Only 1500 boxes of each version are being produced, with box prices set at $210 and single stick prices at $21.

| Name | Vitola | Length (in.) | Ring Gauge |
|---|---|---|---|
| No. 35 | Rothschild (short Robusto) | 4 | 48 |
| No. 6 | Robusto | 4 and ¾ | 50 |
| No. 9 | Robusto | 5 and ¼ | 56 |
| No. 47 | Robusto | 5 and ½ | 50 |
| No. 90 | Tubo | 5 and ½ | 52 |
| No. 2 | Belicoso | 5 and ½ | 52 |
| No. 1 | Toro | 6 and ¾ | 54 |
| 40th Anniversary | Torpedo | 6 and ½ | 54 |
| 75th Anniversary | Robusto | 5 | 54 |
| 80th Anniversary | Figurado | 6 and ¾ | 54 |

===Padron Family Reserve===

The fourth and final cigar blends that Padrón offers is the Padrón Family Reserve. They were first created in 2009, and each different blend was created to commemorate a special date to the company, with exception to the 85 year which was created for Jose Orlando Padrón's birthday. Consisting of 6 unique blends, each cigar features either a sun-grown habano natural or Maduro wrapper, and contains Nicaraguan tobacco aged for a minimum of ten years. Just like the Padrón 1964 Anniversary and Padrón Serie 1926 blends, all six blends are box pressed and have 6 digit security codes on their bands to ensure against counterfeiting.

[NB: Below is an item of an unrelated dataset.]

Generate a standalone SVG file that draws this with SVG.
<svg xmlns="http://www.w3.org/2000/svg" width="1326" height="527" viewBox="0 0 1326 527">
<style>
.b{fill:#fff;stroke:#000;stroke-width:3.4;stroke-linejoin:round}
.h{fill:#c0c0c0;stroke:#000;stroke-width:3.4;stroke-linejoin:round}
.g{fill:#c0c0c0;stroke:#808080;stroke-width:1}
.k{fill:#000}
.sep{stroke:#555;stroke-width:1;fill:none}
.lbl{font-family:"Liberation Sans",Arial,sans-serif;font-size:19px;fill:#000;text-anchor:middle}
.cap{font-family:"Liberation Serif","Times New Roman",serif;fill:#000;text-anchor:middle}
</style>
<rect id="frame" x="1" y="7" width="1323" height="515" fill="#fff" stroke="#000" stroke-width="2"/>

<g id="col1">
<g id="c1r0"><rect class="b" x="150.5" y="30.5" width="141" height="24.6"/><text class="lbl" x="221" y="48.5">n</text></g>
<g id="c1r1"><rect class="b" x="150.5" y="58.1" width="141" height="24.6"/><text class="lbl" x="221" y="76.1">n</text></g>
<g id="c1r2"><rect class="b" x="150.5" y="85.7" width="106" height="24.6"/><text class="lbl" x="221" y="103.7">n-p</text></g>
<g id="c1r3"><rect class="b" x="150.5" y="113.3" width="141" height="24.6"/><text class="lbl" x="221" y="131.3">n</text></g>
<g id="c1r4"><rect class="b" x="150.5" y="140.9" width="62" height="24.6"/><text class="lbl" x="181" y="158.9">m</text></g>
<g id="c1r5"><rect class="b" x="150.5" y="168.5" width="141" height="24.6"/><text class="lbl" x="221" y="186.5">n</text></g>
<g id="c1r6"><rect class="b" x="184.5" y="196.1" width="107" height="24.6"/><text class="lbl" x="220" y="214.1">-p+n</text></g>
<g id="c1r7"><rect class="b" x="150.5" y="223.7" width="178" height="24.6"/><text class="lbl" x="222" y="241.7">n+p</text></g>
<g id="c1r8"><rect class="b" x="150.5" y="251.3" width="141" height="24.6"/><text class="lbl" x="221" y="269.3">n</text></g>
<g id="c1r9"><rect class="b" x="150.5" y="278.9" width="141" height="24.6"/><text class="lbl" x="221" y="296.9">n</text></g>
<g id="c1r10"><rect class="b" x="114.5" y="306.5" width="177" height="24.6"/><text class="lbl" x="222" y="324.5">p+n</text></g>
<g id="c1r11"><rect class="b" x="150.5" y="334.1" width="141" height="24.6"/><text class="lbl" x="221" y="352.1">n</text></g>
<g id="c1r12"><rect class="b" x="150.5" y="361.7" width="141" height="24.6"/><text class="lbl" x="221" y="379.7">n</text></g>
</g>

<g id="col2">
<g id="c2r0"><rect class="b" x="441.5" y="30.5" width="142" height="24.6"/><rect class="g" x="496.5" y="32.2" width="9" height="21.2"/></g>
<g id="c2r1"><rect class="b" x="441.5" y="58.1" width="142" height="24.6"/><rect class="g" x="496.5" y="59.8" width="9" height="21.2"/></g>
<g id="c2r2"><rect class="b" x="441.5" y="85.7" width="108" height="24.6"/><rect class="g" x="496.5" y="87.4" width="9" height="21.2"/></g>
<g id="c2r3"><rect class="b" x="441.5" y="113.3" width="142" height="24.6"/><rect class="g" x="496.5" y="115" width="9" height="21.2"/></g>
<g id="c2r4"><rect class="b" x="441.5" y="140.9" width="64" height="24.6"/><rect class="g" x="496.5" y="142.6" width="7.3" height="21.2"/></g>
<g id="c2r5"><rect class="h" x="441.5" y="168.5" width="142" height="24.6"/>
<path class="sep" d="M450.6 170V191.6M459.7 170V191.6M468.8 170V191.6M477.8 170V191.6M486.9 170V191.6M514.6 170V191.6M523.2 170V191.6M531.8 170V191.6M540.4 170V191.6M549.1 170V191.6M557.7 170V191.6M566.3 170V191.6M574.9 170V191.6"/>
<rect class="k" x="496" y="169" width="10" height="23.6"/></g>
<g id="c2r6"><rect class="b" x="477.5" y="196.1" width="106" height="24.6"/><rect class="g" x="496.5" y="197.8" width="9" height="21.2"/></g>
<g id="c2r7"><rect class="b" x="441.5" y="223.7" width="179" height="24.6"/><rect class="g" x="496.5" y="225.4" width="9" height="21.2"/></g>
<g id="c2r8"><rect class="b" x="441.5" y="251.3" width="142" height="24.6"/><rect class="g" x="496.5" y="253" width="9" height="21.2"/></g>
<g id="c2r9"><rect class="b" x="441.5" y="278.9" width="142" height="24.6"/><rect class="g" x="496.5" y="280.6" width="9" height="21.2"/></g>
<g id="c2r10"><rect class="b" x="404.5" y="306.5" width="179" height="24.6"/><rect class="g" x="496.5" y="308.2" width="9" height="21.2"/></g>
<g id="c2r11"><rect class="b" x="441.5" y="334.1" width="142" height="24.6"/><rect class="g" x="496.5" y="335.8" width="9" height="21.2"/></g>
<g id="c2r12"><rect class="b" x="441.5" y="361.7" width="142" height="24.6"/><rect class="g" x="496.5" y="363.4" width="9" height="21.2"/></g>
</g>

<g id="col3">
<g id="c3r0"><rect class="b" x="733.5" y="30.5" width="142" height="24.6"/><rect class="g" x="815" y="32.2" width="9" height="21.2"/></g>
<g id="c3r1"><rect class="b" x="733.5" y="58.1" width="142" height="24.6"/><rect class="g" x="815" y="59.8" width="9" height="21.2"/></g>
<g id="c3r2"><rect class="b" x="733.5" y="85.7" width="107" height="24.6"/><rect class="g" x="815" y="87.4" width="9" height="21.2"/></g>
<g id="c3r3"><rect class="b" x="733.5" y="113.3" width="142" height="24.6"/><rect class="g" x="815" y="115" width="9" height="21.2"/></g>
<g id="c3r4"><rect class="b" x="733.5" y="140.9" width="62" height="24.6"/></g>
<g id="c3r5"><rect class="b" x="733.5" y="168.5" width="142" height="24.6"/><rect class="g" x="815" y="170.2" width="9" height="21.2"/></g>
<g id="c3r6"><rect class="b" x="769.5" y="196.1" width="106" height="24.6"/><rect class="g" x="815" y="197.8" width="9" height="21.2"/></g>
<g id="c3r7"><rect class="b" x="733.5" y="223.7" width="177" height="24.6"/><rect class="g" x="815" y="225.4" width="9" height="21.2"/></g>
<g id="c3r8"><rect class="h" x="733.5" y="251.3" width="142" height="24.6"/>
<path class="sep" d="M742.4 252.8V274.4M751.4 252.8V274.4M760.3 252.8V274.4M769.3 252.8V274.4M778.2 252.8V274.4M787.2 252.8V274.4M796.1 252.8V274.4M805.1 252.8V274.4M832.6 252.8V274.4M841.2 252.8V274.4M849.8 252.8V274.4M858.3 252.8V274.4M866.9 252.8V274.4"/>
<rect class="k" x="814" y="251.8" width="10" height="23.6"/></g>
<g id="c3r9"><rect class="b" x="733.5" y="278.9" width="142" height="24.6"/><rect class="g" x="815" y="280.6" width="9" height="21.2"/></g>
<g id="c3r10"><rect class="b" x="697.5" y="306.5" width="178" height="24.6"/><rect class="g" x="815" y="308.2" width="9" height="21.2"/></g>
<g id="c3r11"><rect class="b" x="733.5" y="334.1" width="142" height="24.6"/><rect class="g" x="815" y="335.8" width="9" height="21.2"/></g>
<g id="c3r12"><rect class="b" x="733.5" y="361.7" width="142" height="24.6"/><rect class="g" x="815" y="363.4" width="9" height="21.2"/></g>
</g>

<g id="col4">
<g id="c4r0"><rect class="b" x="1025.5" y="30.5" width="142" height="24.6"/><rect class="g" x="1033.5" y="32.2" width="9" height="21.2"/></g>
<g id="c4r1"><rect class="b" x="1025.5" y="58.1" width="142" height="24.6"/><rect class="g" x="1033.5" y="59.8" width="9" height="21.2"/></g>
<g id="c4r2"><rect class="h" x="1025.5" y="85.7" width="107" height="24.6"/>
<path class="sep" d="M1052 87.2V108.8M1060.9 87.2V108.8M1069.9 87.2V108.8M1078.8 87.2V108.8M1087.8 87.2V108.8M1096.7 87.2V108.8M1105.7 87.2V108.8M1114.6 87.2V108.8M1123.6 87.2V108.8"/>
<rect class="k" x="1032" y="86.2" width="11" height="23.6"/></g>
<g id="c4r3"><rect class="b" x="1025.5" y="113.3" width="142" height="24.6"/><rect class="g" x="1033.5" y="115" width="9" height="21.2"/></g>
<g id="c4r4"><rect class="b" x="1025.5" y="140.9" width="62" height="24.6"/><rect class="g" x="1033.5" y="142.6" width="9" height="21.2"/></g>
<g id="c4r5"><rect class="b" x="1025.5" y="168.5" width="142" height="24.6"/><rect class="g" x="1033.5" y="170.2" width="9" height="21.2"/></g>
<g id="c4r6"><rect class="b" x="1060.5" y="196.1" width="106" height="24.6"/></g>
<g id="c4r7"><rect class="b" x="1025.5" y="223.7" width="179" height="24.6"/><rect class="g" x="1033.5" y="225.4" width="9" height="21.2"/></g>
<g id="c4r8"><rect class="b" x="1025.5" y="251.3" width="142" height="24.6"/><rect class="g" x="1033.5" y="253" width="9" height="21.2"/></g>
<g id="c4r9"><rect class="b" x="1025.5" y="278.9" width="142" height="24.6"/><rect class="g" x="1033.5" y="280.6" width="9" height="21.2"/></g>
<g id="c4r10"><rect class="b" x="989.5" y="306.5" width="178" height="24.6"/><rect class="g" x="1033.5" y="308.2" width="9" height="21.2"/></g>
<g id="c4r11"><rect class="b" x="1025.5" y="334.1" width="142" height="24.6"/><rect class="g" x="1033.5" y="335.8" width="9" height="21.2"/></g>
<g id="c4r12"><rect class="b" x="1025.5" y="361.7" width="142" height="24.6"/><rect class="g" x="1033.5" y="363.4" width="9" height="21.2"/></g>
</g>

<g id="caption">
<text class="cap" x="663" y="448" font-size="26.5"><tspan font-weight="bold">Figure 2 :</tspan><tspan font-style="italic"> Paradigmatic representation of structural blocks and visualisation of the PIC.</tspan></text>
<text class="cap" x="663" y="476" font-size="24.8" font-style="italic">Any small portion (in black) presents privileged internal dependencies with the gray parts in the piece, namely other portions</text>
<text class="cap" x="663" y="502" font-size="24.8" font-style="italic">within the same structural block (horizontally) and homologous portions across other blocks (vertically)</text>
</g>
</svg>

| Name | Vitola | Length (in.) | Ring Gauge |
|---|---|---|---|
| 44 Years | Torpedo | 6 | 52 |
| 45 Years | Toro | 6 | 52 |
| 46 Years | Robusto Grande | 5 and ½ | 56 |
| 50 Years | Robusto | 5 | 54 |
| 50th Anniversary "The Hammer" | Toro | 6 and ½ | 50 |
| 85 Years | Robusto | 5 and ¼ | 50 |

==Awards/Recognition/Ratings==

- Serie 1926 No. 9 was designated one of the Best Padron Cigars by Cigars Direct.
- Serie 1926 40th Anniversary was designated one of the 25 Best Cigars of 2004 by Cigar Aficionado magazine.

Padrón has received numerous awards and high ratings from many respected cigar critics, connoisseurs and aficionados. The Thousand series has received over sixty one ratings, the lowest being an 88 and the highest being a 94 on a one hundred point scale. The Padrón 1964 Anniversary blend has received sixty two ratings, the lowest being a 90 and the highest being a 95 on a one hundred point scale. The Padrón Serie 1926 blend has received twenty seven ratings, the lowest being a 90 and the highest being a 97 on a 100-point scale. The special release Padrón 1964 Anniversary "A" received a rating of 91 twice, while the newest Padrón 1964 Anniversary "Millennium" has received no ratings.